Amid the reports of clustering cases of respiratory illness in children in northern China, the union health ministry on Friday said that it is closely monitoring the outbreak of H9N2 and clusters of respiratory illness.
The health ministry said, “There is low risk to India from both the avian influenza case reported from China as well as the clusters of respiratory illness”. India, the ministry added, is prepared for any kind of exigency that may emerge from the current influenza situation in that country.
In a statement, the ministry said that based on available information, an increase in incidence of respiratory diseases in China has been reported in the last few weeks. “The usual causes of respiratory illness in children have been implicated and there has been no identification of an unusual pathogen or any unexpected clinical manifestations,” it added.
The World Health Organization (WHO) on Wednesday had said, “Chinese authorities from the National Health Commission reported an increase in incidence of respiratory diseases in China. Chinese authorities attributed this increase to the lifting of COVID-19 restrictions and the circulation of known pathogens such as influenza, mycoplasma pneumoniae (a common bacterial infection which typically affects younger children), respiratory syncytial virus (RSV), and SARS-CoV-2 (the virus that causes COVID-19)”. The global health body that since mid-October, northern China has reported an increase in influenza-like illness compared to the same period in the previous three years.

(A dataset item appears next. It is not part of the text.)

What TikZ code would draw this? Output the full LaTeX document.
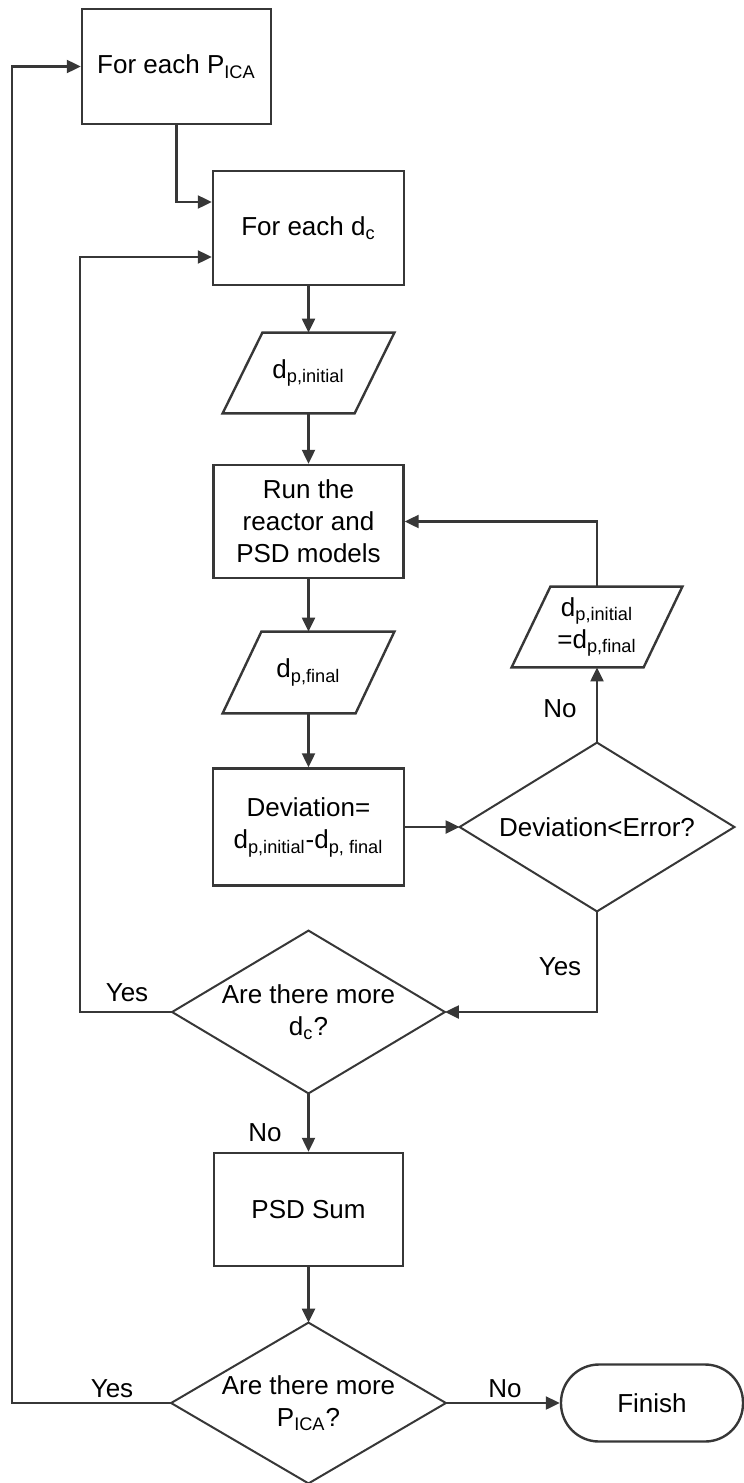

The ministry had also held a meeting recently under the Directorate General of Health Services to discuss the preparedness measures against human cases of avian influenza in the country against the backdrop of a human case of H9N2 (avian influenza virus) that was reported to the WHO, it said.
“The overall risk assessment by the WHO indicates a low probability of human to human spread and low case fatality rate among human cases of H9N2 reported to the WHO so far. The need for strengthening surveillance among human, animal husbandry and wildlife sectors and improving coordination was recognised. India is prepared for any kind of public health exigency,” the ministry added.
Meanwhile, talking to the newspaper, Dr Rajeev Jayadevan, Co-Chairman, National IMA COVID Task Force, said, “From China, there are reports of children getting respiratory symptoms severe enough to go to hospital. The increased patient load in hospitals has caused prolonged waiting times. This appears to be due to influenza, respiratory syncytial virus, adenovirus and Mycoplasma infections as China heads towards the first winter since pandemic restrictions were fully removed”. Dr Jayadevan added that these are seasonal infections, which have been on the rise unusually early in China since October. However, influenza and RSV have been active among children in India too.
However, the ministry said that India is embarking on a ‘One Health’ approach to adopt a holistic and integrated roadmap towards addressing such public health issues. There has also been a significant strengthening of health infrastructure especially since the Covid pandemic. In addition, India’s surveillance and detection networks under Integrated Disease Surveillance Programme (IDSP) have rich experience of dealing with challenging health situations during the Covid pandemic, the ministry said.